Can the inequality $\frac{a+b}{c} + \frac{b+c}{a} + \frac{c+a}{b} \geq 6$ be proved with differentiation?

Question

$$\frac{a+b}{c} + \frac{b+c}{a} + \frac{c+a}{b} \geq 6,\quad \text{with}\quad a,b,c > 0$$

I could do it with letting $x=\frac{a}{b}$, $y=\frac{b}{c}$, $z=\frac{c}{a}$, but I wonder if it is solvable somehow with differentiation.

Answer 1

Consider you that you look for the minimum of function $$\Phi=\frac{a+b}{c} + \frac{b+c}{a} + \frac{c+a}{b} \tag 1$$ Compute the partial derivatives $$\frac{\partial\Phi}{da}=-\frac{b+c}{a^2}+\frac{1}{b}+\frac{1}{c}\tag 2$$ $$\frac{\partial\Phi}{db}=-\frac{a+c}{b^2}+\frac{1}{a}+\frac{1}{c}\tag 3$$ $$\frac{\partial\Phi}{dc}=-\frac{a+b}{c^2}+\frac{1}{a}+\frac{1}{b}\tag 4$$ and say that all of them are equal to $0$.

From $(2)$ solve the quadratic for $b$. The two roots are $$b_1=\frac {a^2} c\qquad \text{and}\qquad b_2=-c\implies b=\frac {a^2} c$$ since $a,b,c$ are positive.

Plug $b=\frac {a^2} c$ in $(3)$ to get $$\frac{(a+c) \left(a^3-c^3\right)}{a^4 c}=0\implies c=a\implies b=c=a$$ Plug in $(4)$ to get $0=0$.

Replace in $(1)$ and get $6$.

Answer 2

By AM-GM for positive variables: $$\sum_{cyc}\frac{b+c}{a}\geq2\sum_{cyc}\frac{\sqrt{bc}}{a}\geq6\sqrt[3]{\prod_{cyc}\frac{\sqrt{bc}}{a}}=6.$$

AM-GM it's the Jensen inequality for $f(x)=\ln{x}$ because $f''(x)=-\frac{1}{x^2}<0$.

Answer 3

It can be done by differentiation but it is much easier to use $x^2 \geq 0$.

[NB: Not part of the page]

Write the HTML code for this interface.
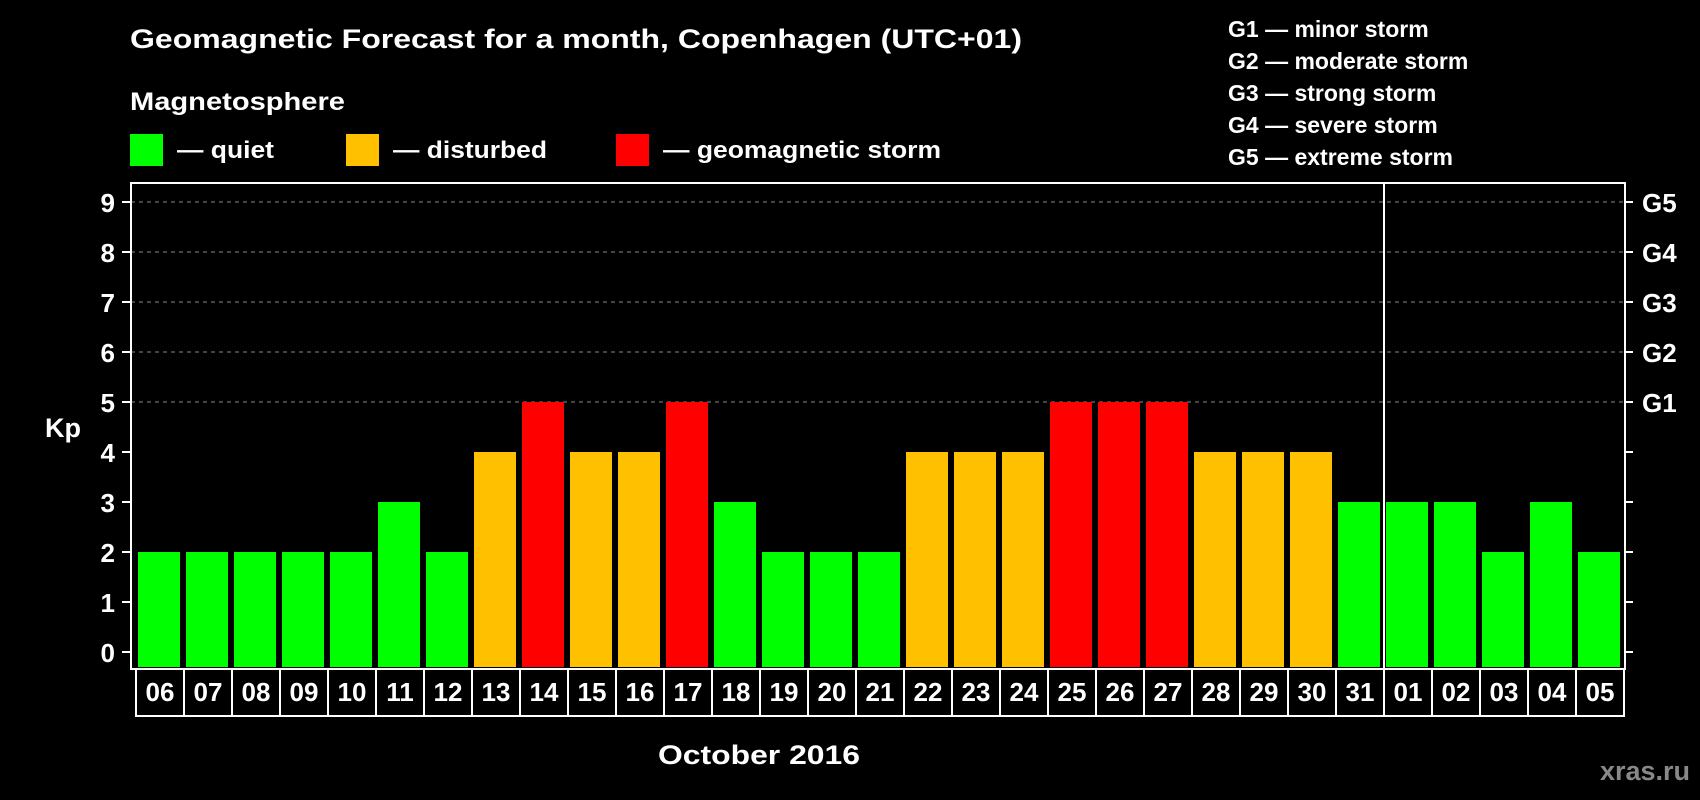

Assuming $a,b,c $ are positive \begin{eqnarray*} a(b-c)^2+b(c-a)^2+c(a-b)^2 \geq 0 \\ \end{eqnarray*} Expand these out \begin{eqnarray*} ab(a+b)+bc(b+c)+ca(c+a) \geq 6abc \\ \end{eqnarray*} Now divide by $abc$.

Answer 4

This is a standard example: it's equivalent to $$(a+b+c)\left(\frac1a+\frac1b+\frac1c\right)\ge9$$ which is AM/HM or Cauchy-Schwarz (provided all $a$, $b$, $c$ are non-negative).

Answer 5

Yes, you can do it by differentiation too. In your terms, the LHS becomes $$ x+\frac{1}{x}+y+\frac{1}{y}+z+\frac{1}{z}. $$ By differentiation, you can show that $$ t+\frac{1}{t}\ge 2,\quad t>0. $$ It gives the result.